_WHAT IS NEEDED_.
Exactly as written, write out the lines below from the first to the one containing "s.set_visible(False)", inclusive. Pictures do not belong in the copy.

[Lines of data]
--------------------------------
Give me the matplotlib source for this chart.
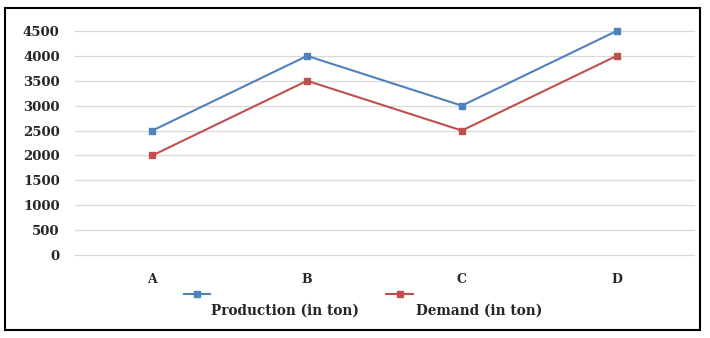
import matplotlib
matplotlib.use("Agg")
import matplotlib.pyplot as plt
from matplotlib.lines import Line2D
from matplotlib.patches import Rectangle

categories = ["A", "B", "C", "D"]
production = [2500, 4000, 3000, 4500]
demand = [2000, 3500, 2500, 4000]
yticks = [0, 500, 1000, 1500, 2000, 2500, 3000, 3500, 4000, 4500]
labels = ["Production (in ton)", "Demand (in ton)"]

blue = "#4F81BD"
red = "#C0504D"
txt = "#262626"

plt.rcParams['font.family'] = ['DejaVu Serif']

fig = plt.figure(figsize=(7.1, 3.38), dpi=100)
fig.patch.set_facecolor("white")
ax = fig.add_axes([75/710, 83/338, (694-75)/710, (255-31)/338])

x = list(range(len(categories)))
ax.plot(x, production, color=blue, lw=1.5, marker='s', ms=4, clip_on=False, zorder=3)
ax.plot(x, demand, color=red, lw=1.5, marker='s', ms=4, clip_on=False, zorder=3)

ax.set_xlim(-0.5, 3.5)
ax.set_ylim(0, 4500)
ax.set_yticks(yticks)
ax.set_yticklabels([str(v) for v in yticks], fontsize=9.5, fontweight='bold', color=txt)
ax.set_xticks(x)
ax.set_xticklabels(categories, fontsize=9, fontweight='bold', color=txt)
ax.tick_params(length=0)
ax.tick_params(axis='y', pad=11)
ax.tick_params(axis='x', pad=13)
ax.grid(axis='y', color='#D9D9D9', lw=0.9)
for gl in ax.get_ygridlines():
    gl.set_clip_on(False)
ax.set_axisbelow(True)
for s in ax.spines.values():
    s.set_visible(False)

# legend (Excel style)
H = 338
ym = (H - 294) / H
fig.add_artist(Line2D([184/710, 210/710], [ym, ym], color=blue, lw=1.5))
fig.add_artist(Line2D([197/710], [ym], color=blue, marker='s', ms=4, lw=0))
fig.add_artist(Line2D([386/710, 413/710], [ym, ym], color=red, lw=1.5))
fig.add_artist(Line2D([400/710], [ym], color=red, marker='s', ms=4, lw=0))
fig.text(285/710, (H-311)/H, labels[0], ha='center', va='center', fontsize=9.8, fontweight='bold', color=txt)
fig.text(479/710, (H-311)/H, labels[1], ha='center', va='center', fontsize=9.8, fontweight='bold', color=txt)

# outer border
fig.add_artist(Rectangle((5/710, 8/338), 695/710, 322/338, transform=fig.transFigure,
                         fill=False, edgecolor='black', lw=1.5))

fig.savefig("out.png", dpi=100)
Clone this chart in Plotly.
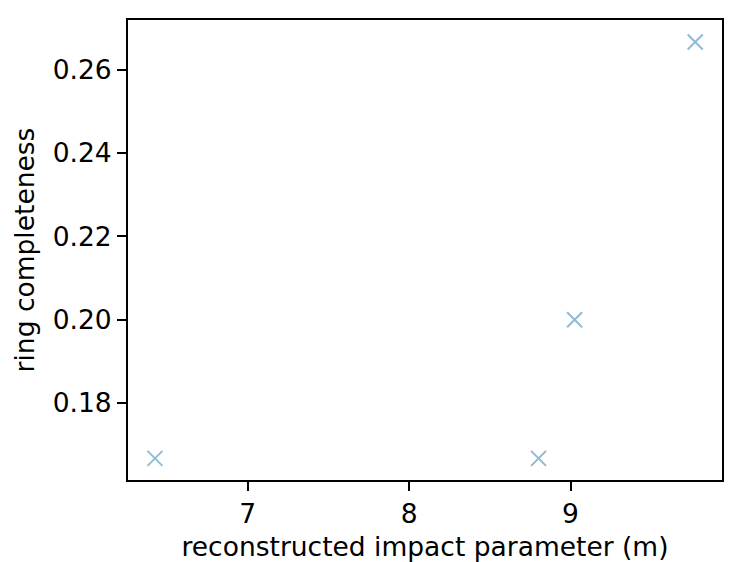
--------------------------------
_IN RESPONSE_.
Give me the matplotlib source for this chart.
import matplotlib
matplotlib.use("Agg")
import matplotlib.pyplot as plt
from matplotlib.lines import Line2D
from matplotlib.patches import Rectangle

categories = ["A", "B", "C", "D"]
production = [2500, 4000, 3000, 4500]
demand = [2000, 3500, 2500, 4000]
yticks = [0, 500, 1000, 1500, 2000, 2500, 3000, 3500, 4000, 4500]
labels = ["Production (in ton)", "Demand (in ton)"]

blue = "#4F81BD"
red = "#C0504D"
txt = "#262626"

plt.rcParams['font.family'] = ['DejaVu Serif']

fig = plt.figure(figsize=(7.1, 3.38), dpi=100)
fig.patch.set_facecolor("white")
ax = fig.add_axes([75/710, 83/338, (694-75)/710, (255-31)/338])

x = list(range(len(categories)))
ax.plot(x, production, color=blue, lw=1.5, marker='s', ms=4, clip_on=False, zorder=3)
ax.plot(x, demand, color=red, lw=1.5, marker='s', ms=4, clip_on=False, zorder=3)

ax.set_xlim(-0.5, 3.5)
ax.set_ylim(0, 4500)
ax.set_yticks(yticks)
ax.set_yticklabels([str(v) for v in yticks], fontsize=9.5, fontweight='bold', color=txt)
ax.set_xticks(x)
ax.set_xticklabels(categories, fontsize=9, fontweight='bold', color=txt)
ax.tick_params(length=0)
ax.tick_params(axis='y', pad=11)
ax.tick_params(axis='x', pad=13)
ax.grid(axis='y', color='#D9D9D9', lw=0.9)
for gl in ax.get_ygridlines():
    gl.set_clip_on(False)
ax.set_axisbelow(True)
for s in ax.spines.values():
    s.set_visible(False)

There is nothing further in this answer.